- **Problem**
Will you output the entries below exactly, skipping every image they contain?

- **Task material**
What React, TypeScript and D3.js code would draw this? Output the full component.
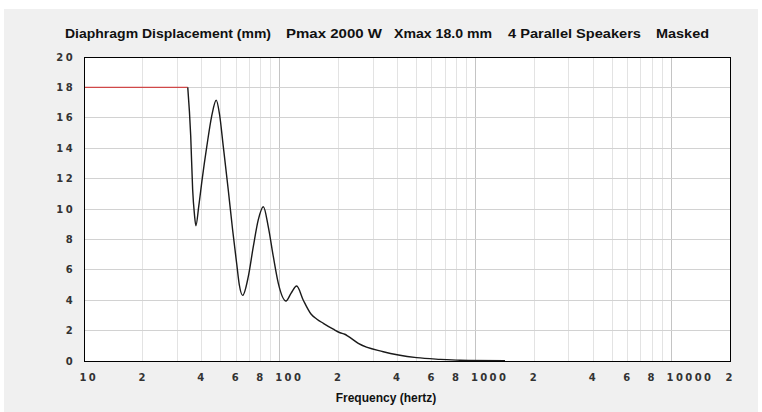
import * as d3 from 'd3';

// Displacement curve (Hz, mm)
const freq = [33.9, 35.1, 35.9, 36.7, 37.3, 38.6, 40.2, 42.4, 44.9, 47.4, 49.3, 51.5, 54.6, 57.5, 60.3, 62.2, 64.7, 69.1, 73.3, 77.7, 82.5, 87.4, 92.8, 98.4, 107.7, 114.2, 122.1, 132.0, 144.5, 155, 167.1, 187.9, 203.3, 215, 224.1, 252.2, 338.3, 501, 659, 834, 1417];
const disp = [18, 14.8, 11.3, 9.6, 8.9, 10.2, 12.0, 14.1, 16.1, 17.15, 16.2, 14.1, 11.25, 8.6, 6.4, 5.0, 4.32, 5.55, 7.52, 9.28, 10.15, 8.84, 6.86, 5.11, 3.95, 4.45, 4.93, 4.0, 3.09, 2.75, 2.48, 2.09, 1.86, 1.76, 1.62, 1.16, 0.61, 0.22, 0.11, 0.05, 0.02];

// Xmax limited region (drawn red)
const maskedFreq = [10, 33.9];
const maskedDisp = [18, 18];

const yTicks = [0, 2, 4, 6, 8, 10, 12, 14, 16, 18, 20];
const xTickValues = [10, 20, 40, 60, 80, 100, 200, 400, 600, 800, 1000, 2000, 4000, 6000, 8000, 10000, 20000];
const xTickLabels = ['10', '2', '4', '6', '8', '100', '2', '4', '6', '8', '1000', '2', '4', '6', '8', '10000', '2'];

const titleParts = ['Diaphragm Displacement (mm)', 'Pmax 2000 W', 'Xmax 18.0 mm', '4 Parallel Speakers', 'Masked'];
const titleX = [65, 286, 394, 508, 656];
const titleW = [206, 96, 98, 133, 53];

export default function App() {
  const W = 762, H = 412;
  const margin = { top: 57, right: 32, bottom: 51, left: 84 };
  const iw = W - margin.left - margin.right;
  const ih = H - margin.top - margin.bottom;

  const x = d3.scaleLog().domain([10, 20000]).range([0, iw]);
  const y = d3.scaleLinear().domain([0, 20]).range([ih, 0]);

  // every 1..9 multiple of each decade
  const grid: number[] = [];
  for (let d = 10; d < 20000; d *= 10) {
    for (let k = 1; k < 10; k++) {
      const v = d * k;
      if (v > 10 && v < 20000) grid.push(v);
    }
  }

  const line = d3.line<number>()
    .x((_, i) => x(freq[i]))
    .y(d => y(d))
    .curve(d3.curveMonotoneX);

  const maskLine = d3.line<number>()
    .x((_, i) => x(maskedFreq[i]))
    .y(d => y(d));

  const font = "'DejaVu Sans', sans-serif";

  return (
    <svg width={W} height={H} style={{ position: 'absolute', left: 0, top: 0 }}>
      <rect x={0} y={0} width={W} height={H} fill="#ffffff" />
      <rect x={4} y={9} width={W - 8} height={H - 9} fill="#f0f0f0" />

      {titleParts.map((t, i) => (
        <text key={t} x={titleX[i]} y={38} textLength={titleW[i]} lengthAdjust="spacingAndGlyphs"
          fontFamily="'Liberation Sans', Arial, sans-serif" fontWeight="bold" fontSize={12.5} fill="#111">
          {t}
        </text>
      ))}

      <g transform={`translate(${margin.left},${margin.top})`}>
        <rect x={0} y={0} width={iw} height={ih} fill="#ffffff" />

        {grid.map(v => {
          const decade = Math.abs(Math.log10(v) - Math.round(Math.log10(v))) < 1e-9;
          return (
            <line key={v} x1={x(v)} x2={x(v)} y1={0} y2={ih}
              stroke={decade ? '#c4c4c4' : '#e3e3e3'} strokeWidth={1} shapeRendering="crispEdges" />
          );
        })}

        {yTicks.slice(1, -1).map(v => (
          <line key={v} x1={0} x2={iw} y1={y(v)} y2={y(v)} stroke="#d2d2d2" strokeWidth={1} shapeRendering="crispEdges" />
        ))}

        <path d={maskLine(maskedDisp) ?? ''} fill="none" stroke="#d04848" strokeWidth={1.4} />
        <path d={line(disp) ?? ''} fill="none" stroke="#1a1a1a" strokeWidth={1.4} />

        <rect x={0} y={0} width={iw} height={ih} fill="none" stroke="#000" strokeWidth={1} shapeRendering="crispEdges" />

        {yTicks.map(v => (
          <text key={v} x={-9} y={y(v)} dy="0.36em" textAnchor="end" fontFamily={font} fontWeight="bold"
            fontSize={10} letterSpacing={2.4} fill="#333">
            {v}
          </text>
        ))}

        {xTickValues.map((v, i) => (
          <text key={v} x={x(v) - 4.5} y={ih + 20} fontFamily={font} fontWeight="bold"
            fontSize={10} letterSpacing={2.4} fill="#333">
            {xTickLabels[i]}
          </text>
        ))}
      </g>

      <text x={386} y={402} textAnchor="middle" fontFamily="'Liberation Sans', Arial, sans-serif"
        fontWeight="bold" fontSize={12} fill="#111">
        Frequency (hertz)
      </text>
    </svg>
  );
}
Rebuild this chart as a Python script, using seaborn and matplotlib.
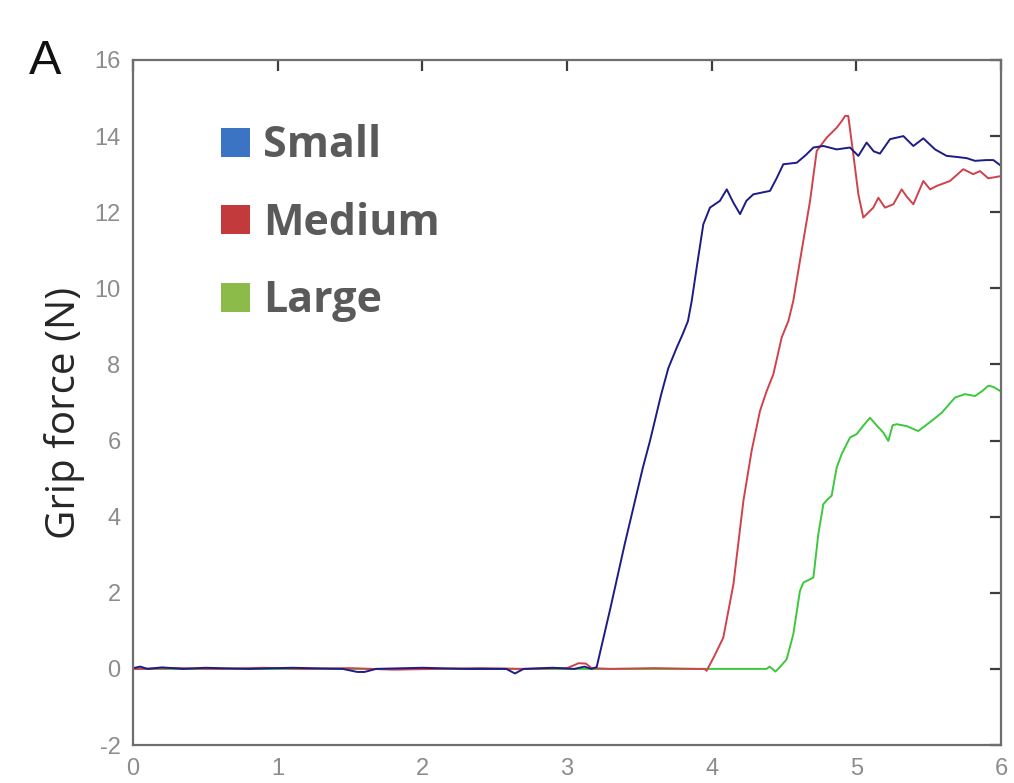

- **Exercise result**
What React, TypeScript and D3.js code would draw this? Output the full component.
import * as d3 from 'd3';

// Displacement curve (Hz, mm)
const freq = [33.9, 35.1, 35.9, 36.7, 37.3, 38.6, 40.2, 42.4, 44.9, 47.4, 49.3, 51.5, 54.6, 57.5, 60.3, 62.2, 64.7, 69.1, 73.3, 77.7, 82.5, 87.4, 92.8, 98.4, 107.7, 114.2, 122.1, 132.0, 144.5, 155, 167.1, 187.9, 203.3, 215, 224.1, 252.2, 338.3, 501, 659, 834, 1417];
const disp = [18, 14.8, 11.3, 9.6, 8.9, 10.2, 12.0, 14.1, 16.1, 17.15, 16.2, 14.1, 11.25, 8.6, 6.4, 5.0, 4.32, 5.55, 7.52, 9.28, 10.15, 8.84, 6.86, 5.11, 3.95, 4.45, 4.93, 4.0, 3.09, 2.75, 2.48, 2.09, 1.86, 1.76, 1.62, 1.16, 0.61, 0.22, 0.11, 0.05, 0.02];

// Xmax limited region (drawn red)
const maskedFreq = [10, 33.9];
const maskedDisp = [18, 18];

const yTicks = [0, 2, 4, 6, 8, 10, 12, 14, 16, 18, 20];
const xTickValues = [10, 20, 40, 60, 80, 100, 200, 400, 600, 800, 1000, 2000, 4000, 6000, 8000, 10000, 20000];
const xTickLabels = ['10', '2', '4', '6', '8', '100', '2', '4', '6', '8', '1000', '2', '4', '6', '8', '10000', '2'];

const titleParts = ['Diaphragm Displacement (mm)', 'Pmax 2000 W', 'Xmax 18.0 mm', '4 Parallel Speakers', 'Masked'];
const titleX = [65, 286, 394, 508, 656];
const titleW = [206, 96, 98, 133, 53];

export default function App() {
  const W = 762, H = 412;
  const margin = { top: 57, right: 32, bottom: 51, left: 84 };
  const iw = W - margin.left - margin.right;
  const ih = H - margin.top - margin.bottom;

  const x = d3.scaleLog().domain([10, 20000]).range([0, iw]);
  const y = d3.scaleLinear().domain([0, 20]).range([ih, 0]);

  // every 1..9 multiple of each decade
  const grid: number[] = [];
  for (let d = 10; d < 20000; d *= 10) {
    for (let k = 1; k < 10; k++) {
      const v = d * k;
      if (v > 10 && v < 20000) grid.push(v);
    }
  }

  const line = d3.line<number>()
    .x((_, i) => x(freq[i]))
    .y(d => y(d))
    .curve(d3.curveMonotoneX);

  const maskLine = d3.line<number>()
    .x((_, i) => x(maskedFreq[i]))
    .y(d => y(d));

  const font = "'DejaVu Sans', sans-serif";

  return (
    <svg width={W} height={H} style={{ position: 'absolute', left: 0, top: 0 }}>
      <rect x={0} y={0} width={W} height={H} fill="#ffffff" />
      <rect x={4} y={9} width={W - 8} height={H - 9} fill="#f0f0f0" />

      {titleParts.map((t, i) => (
        <text key={t} x={titleX[i]} y={38} textLength={titleW[i]} lengthAdjust="spacingAndGlyphs"
          fontFamily="'Liberation Sans', Arial, sans-serif" fontWeight="bold" fontSize={12.5} fill="#111">
          {t}
        </text>
      ))}

      <g transform={`translate(${margin.left},${margin.top})`}>
        <rect x={0} y={0} width={iw} height={ih} fill="#ffffff" />

        {grid.map(v => {
          const decade = Math.abs(Math.log10(v) - Math.round(Math.log10(v))) < 1e-9;
          return (
            <line key={v} x1={x(v)} x2={x(v)} y1={0} y2={ih}
              stroke={decade ? '#c4c4c4' : '#e3e3e3'} strokeWidth={1} shapeRendering="crispEdges" />
          );
        })}

        {yTicks.slice(1, -1).map(v => (
          <line key={v} x1={0} x2={iw} y1={y(v)} y2={y(v)} stroke="#d2d2d2" strokeWidth={1} shapeRendering="crispEdges" />
        ))}

        <path d={maskLine(maskedDisp) ?? ''} fill="none" stroke="#d04848" strokeWidth={1.4} />
        <path d={line(disp) ?? ''} fill="none" stroke="#1a1a1a" strokeWidth={1.4} />

        <rect x={0} y={0} width={iw} height={ih} fill="none" stroke="#000" strokeWidth={1} shapeRendering="crispEdges" />

        {yTicks.map(v => (
          <text key={v} x={-9} y={y(v)} dy="0.36em" textAnchor="end" fontFamily={font} fontWeight="bold"
            fontSize={10} letterSpacing={2.4} fill="#333">
            {v}
          </text>
        ))}

        {xTickValues.map((v, i) => (
          <text key={v} x={x(v) - 4.5} y={ih + 20} fontFamily={font} fontWeight="bold"
            fontSize={10} letterSpacing={2.4} fill="#333">
            {xTickLabels[i]}
          </text>
        ))}
      </g>

      <text x={386} y={402} textAnchor="middle" fontFamily="'Liberation Sans', Arial, sans-serif"
        fontWeight="bold" fontSize={12} fill="#111">
        Frequency (hertz)
      </text>
    </svg>
  );
}
Rebuild this chart as a Python script, using seaborn and matplotlib.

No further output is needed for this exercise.